** Exercise prompt **
Give again only the lines beginning with the one that contains "The picture is" and ending with the one that contains "0.152, 0.146, 0.122, 0.122, 0.109, 0.089, 0.072, 0.067, 0.024]"; include both of those lines.

** Source material **

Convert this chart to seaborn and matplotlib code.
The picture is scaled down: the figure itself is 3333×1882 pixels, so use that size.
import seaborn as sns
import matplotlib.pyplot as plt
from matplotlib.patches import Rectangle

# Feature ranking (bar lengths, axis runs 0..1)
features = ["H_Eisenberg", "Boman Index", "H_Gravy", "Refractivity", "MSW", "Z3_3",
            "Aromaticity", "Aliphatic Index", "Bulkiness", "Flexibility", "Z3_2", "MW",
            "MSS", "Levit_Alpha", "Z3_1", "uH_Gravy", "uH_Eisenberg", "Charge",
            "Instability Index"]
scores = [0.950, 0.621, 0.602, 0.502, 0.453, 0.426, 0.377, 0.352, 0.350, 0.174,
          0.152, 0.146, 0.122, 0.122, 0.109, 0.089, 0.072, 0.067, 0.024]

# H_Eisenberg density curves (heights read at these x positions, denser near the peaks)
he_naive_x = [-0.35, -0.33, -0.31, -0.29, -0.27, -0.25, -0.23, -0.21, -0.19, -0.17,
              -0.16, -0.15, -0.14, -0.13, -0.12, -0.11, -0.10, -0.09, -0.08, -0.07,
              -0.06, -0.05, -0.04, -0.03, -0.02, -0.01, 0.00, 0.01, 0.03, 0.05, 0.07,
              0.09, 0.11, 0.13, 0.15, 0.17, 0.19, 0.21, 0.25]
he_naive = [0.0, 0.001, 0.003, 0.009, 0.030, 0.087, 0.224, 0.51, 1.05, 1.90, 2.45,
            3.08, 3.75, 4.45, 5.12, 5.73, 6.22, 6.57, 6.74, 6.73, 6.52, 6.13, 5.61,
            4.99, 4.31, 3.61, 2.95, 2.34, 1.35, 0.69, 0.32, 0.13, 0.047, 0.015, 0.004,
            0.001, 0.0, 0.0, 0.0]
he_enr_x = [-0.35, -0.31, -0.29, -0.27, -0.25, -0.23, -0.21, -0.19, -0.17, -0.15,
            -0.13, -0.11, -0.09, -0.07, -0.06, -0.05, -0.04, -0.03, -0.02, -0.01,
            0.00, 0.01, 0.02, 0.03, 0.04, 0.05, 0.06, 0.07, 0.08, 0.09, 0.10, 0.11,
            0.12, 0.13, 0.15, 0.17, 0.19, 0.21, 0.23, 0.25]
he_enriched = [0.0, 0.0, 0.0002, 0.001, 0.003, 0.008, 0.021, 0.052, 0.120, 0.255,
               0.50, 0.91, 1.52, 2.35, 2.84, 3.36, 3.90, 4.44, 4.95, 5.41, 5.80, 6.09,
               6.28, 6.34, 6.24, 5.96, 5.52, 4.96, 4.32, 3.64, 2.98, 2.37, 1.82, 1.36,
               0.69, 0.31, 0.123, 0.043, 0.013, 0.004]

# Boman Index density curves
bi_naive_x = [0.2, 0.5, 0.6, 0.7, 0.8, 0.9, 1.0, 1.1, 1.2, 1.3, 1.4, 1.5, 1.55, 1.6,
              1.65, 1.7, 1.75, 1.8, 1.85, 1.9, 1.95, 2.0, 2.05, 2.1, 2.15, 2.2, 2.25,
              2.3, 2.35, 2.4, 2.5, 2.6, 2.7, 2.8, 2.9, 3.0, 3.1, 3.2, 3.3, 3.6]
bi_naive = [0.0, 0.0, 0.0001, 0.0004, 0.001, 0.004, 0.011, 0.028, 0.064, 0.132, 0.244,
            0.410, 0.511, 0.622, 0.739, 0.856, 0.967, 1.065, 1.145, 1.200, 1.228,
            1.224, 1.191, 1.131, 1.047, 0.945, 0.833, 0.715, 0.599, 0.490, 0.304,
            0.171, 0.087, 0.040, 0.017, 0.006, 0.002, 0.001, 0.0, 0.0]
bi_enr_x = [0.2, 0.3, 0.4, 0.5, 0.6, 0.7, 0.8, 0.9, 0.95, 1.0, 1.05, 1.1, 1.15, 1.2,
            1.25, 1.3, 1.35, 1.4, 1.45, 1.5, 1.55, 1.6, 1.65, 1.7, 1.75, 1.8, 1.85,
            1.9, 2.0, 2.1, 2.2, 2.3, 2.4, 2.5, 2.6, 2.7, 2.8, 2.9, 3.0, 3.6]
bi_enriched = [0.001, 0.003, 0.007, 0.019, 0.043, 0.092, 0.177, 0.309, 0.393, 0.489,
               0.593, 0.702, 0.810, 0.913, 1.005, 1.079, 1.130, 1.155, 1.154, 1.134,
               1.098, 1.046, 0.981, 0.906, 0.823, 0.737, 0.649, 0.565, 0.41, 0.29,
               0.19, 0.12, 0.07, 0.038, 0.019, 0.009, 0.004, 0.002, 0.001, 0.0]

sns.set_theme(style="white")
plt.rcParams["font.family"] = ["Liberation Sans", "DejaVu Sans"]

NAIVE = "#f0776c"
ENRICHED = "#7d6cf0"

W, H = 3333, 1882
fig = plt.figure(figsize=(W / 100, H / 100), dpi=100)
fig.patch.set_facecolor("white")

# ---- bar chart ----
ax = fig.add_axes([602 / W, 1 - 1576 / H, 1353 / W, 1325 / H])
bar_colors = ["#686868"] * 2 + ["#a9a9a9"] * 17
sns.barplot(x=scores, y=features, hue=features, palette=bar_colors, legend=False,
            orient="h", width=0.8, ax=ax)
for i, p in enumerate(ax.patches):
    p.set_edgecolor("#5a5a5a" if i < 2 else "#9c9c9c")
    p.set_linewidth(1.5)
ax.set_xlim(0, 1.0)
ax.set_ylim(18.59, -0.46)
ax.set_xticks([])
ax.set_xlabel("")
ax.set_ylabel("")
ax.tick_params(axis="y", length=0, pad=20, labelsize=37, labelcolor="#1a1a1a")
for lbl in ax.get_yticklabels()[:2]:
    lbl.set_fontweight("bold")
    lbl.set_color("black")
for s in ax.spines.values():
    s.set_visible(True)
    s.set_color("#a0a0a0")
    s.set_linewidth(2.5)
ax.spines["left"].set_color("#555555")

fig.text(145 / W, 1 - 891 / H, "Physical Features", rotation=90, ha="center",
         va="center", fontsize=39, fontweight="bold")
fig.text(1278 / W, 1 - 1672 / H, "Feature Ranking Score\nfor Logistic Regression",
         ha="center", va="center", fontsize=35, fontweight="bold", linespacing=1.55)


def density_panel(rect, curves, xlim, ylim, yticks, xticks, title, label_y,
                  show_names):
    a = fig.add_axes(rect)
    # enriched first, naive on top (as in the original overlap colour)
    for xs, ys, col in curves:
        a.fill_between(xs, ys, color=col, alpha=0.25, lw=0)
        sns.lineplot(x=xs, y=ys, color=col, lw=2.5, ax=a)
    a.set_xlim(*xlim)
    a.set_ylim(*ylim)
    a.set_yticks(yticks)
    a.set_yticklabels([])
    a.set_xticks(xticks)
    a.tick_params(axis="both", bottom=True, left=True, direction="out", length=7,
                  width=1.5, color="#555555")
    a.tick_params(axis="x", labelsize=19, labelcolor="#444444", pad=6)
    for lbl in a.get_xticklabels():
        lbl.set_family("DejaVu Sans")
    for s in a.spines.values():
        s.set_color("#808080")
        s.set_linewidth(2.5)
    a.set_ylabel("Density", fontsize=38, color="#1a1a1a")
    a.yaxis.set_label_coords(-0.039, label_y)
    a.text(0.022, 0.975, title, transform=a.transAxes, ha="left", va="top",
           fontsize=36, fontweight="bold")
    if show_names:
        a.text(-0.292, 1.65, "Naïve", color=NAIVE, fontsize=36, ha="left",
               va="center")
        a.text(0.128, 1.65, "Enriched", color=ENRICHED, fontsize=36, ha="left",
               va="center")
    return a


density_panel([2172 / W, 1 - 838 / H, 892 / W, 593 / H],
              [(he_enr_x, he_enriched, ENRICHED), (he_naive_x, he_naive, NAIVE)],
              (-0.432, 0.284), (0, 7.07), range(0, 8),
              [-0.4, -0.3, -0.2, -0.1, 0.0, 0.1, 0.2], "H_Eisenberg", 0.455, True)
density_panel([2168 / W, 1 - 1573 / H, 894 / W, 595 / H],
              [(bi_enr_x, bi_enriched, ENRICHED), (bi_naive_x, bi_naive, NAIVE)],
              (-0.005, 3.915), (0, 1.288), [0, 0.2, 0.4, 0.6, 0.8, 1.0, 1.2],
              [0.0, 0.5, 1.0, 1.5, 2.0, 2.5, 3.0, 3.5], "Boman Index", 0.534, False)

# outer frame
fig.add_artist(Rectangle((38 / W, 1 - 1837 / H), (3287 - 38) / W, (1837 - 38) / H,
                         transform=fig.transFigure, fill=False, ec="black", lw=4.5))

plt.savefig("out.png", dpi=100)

** Solution to the problem **
The picture is scaled down: the figure itself is 3333×1882 pixels, so use that size.
import seaborn as sns
import matplotlib.pyplot as plt
from matplotlib.patches import Rectangle

# Feature ranking (bar lengths, axis runs 0..1)
features = ["H_Eisenberg", "Boman Index", "H_Gravy", "Refractivity", "MSW", "Z3_3",
            "Aromaticity", "Aliphatic Index", "Bulkiness", "Flexibility", "Z3_2", "MW",
            "MSS", "Levit_Alpha", "Z3_1", "uH_Gravy", "uH_Eisenberg", "Charge",
            "Instability Index"]
scores = [0.950, 0.621, 0.602, 0.502, 0.453, 0.426, 0.377, 0.352, 0.350, 0.174,
          0.152, 0.146, 0.122, 0.122, 0.109, 0.089, 0.072, 0.067, 0.024]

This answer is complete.